Saint-Exupéry fit la connaissance de Werth dans les années 1920 au Café des Deux-Magots par l'entremise de René Delange. Devenu pacifiste après les tranchées, Werth est par ailleurs l'auteur d'un chef-d'œuvre de la littérature de guerre (Clavel soldat, 1919). Une amitié improbable se noua entre l'écrivain aviateur et le penseur anarchiste, dont il appréciait les arguments et les idées justement parce qu'ils différaient souvent des siens. Après sa démobilisation en juin 1940, Saint-Exupéry rendit visite à Léon Werth à Saint-Amour en zone libre, dans la maison de campagne de sa femme, se trouvant relativement protégée des attaques antisémites. Werth l'encouragea vivement à partir pour les Etats-Unis, malgré les réticences de l'écrivain, qui sentait que quitter la France était un luxe réservé à quelques privilégiés. Arrivé en triomphe à New York le 31 décembre grâce à son roman
Wind, Sand and Stars qui avait remporté le National Book Award, Saint-Exupéry reçoit courant 1941 le manuscrit de Werth :
« Il y a quelques mois mon ami Léon Werth a fait parvenir aux E.U. un manuscrit intitulé 33 jours. Au cours d'une conversation privée et sans avoir pris connaissance du manuscrit j'ai proposé à M. Robert Tenger de préfacer celui-ci à compte d'ami. » (f. 4)
Cette préface, devenue par la suite
Lettre à un otage, exprime l'indicible souffrance d'une nation, qu'il compare – comme le firent Baudelaire ou Hugo avant lui – à un navire embarqué dans une sombre odyssée :
« Et voici qu'aujourd'hui où la France, à la suite de l'occupation totale, est entrée en bloc dans le silence avec sa cargaison, comme un navire tous feux éteints dont on ignore s'il surmonte ou non les périls en mer, loin de celui dont j'avais besoin pour exister, commence de hanter ma mémoire » (f.3). L'écrivain exilé sent s'étioler le mince fil qui le rattache à ses proches et à sa patrie :
« Et je me découvre menacé dans mon essence par la fragilité de mes amis. Celui-là a cinquante ans, il est malade et il est juif. Ainsi peut-être est-il plus menacé qu'un autre par l'hiver allemand […]. Alors seulement j'imagine qu'il vit. Alors seulement, déambulant au loin dans l'empire de son amitié, lequel n'a point de frontières, il m'est permis de me sentir non émigrant, mais voyageur » (f. 3) On rencontre des thèmes chers à Saint-Exupéry écrits au même moment dans
Le Petit Prince, et tout particulièrement dans sa dédicace à Werth, proche de la description de son ami donnée dans le manuscrit : « [...] cette grande personne est le meilleur ami que j'ai au monde. [...] [Elle] habite la France où elle a faim et froid. Elle a bien besoin d'être consolée […] ».

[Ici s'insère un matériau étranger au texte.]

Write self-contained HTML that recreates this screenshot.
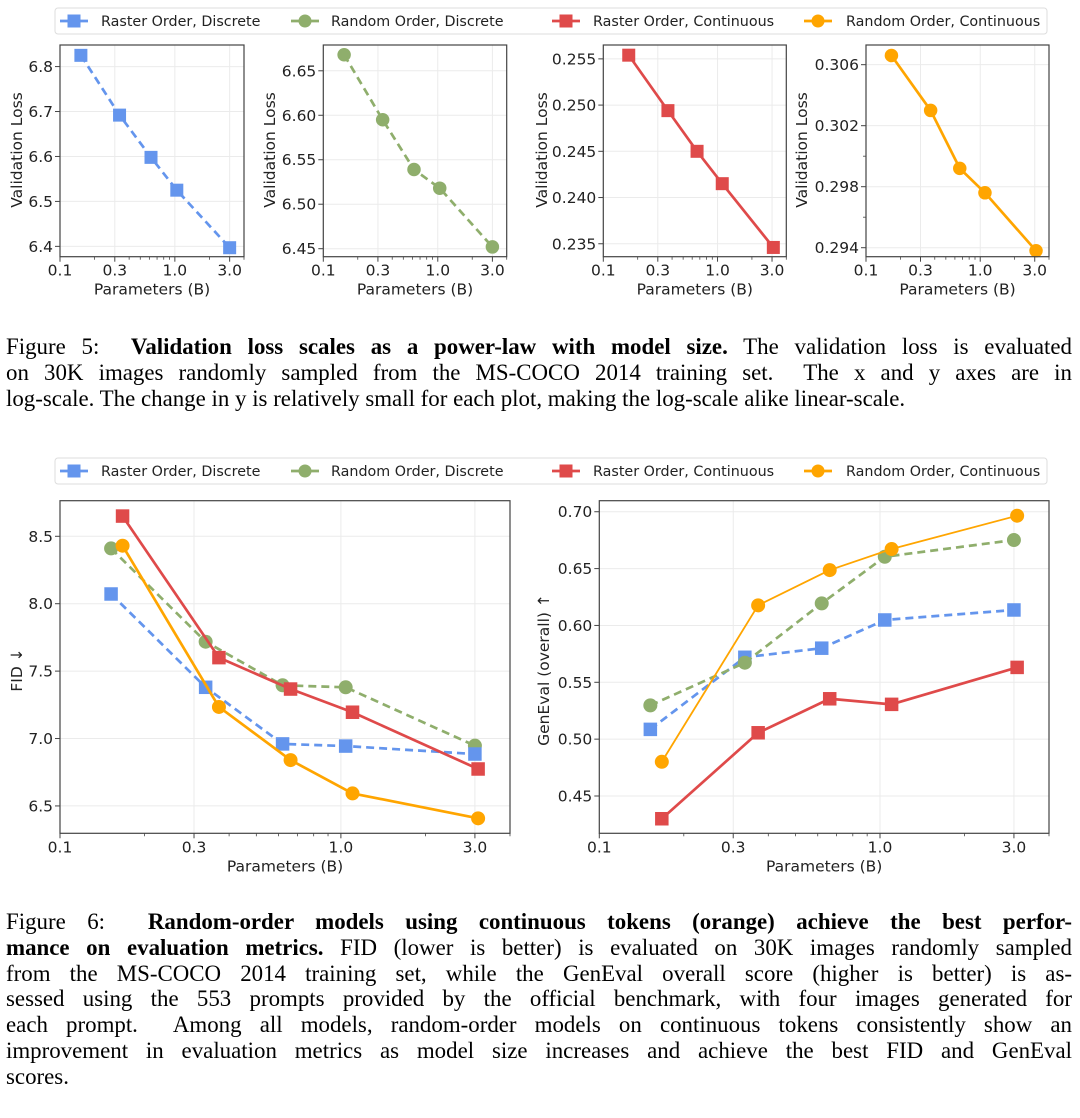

Les deux premiers feuillets sont par ailleurs de brillants exemples de la méthode de composition de Saint-Exupéry, qui consistait en la rédaction d'une série de textes parallèles, dans lesquels il tentait d'exprimer une idée semblable d'autant de manières différentes possibles. On y trouve deux réécritures du chapitre V de la future
Lettre à un otage, qui parut finalement en 1943, interrogeant l'avenir après l'effondrement du monde connu :
Premier feuillet
« Comment sauver l'accès à cette communication mystérieuse par où les hommes communient en un rendez-vous qui leur est commun ? Les craquements du monde moderne ont remis en question tous les systèmes de pensée. Il n'est pas de formule évidente ou universelle » (f. 1)
Deuxième feuillet
« Comment sauver l'accès à cette patrie mystérieuse ? Les craquements du monde moderne nous ont engagés dans les temps noirs où il n'est plus aucune formule évidente ou universelle. Les problèmes sont incohérents, les solutions inconciliables. Les synthèses différentes ne satisfont pas. La vérité d'hier est morte. Celle d'aujourd'hui est encore à bâtir et chacun ne détient qu'une parcelle de vérité » (f. 2)
Version finale publiée
« Les craquements du monde moderne nous ont engagés dans les ténèbres. Les problèmes sont incohérents, les solutions contradictoires. La vérité d'hier est morte, celle de demain est encore à bâtir. Aucune synthèse valable n'est entrevue, et chacun d'entre nous ne détient qu'une parcelle de la vérité. Faute d'évidence qui les impose, les religions politiques font appel à la violence. Et voici qu'à nous diviser sur les méthodes, nous risquons de ne plus reconnaître que nous nous hâtons vers le même but. » (
Lettre à un otage, 1943).
Lettre à un otage, qui parut à New York en juin 1943, fut la dernière œuvre jamais publiée du vivant de Saint-Exupéry, une année seulement avant sa disparition à bord de son Lightning.
Poignant éloge de l'amitié que porte Saint-Exupéry à la France occupée, cet important manuscrit l'éleva au rang d'ambassadeur de la lutte contre le nazisme et rendit également un dernier hommage à son ami Léon Werth, le dédicataire de son chef-d'œuvre, Le Petit Prince.Notre manuscrit est présenté sous une chemise en demi maroquin noir, plats de papier à motifs abstraits, contreplat d'agneau velours aubergine avec en regard la garde de plexiglas protégeant la lettre, étui bordé de maroquin noir, plats de papier à motifs abstraits, ensemble signé de P. Goy & K. Vilaine.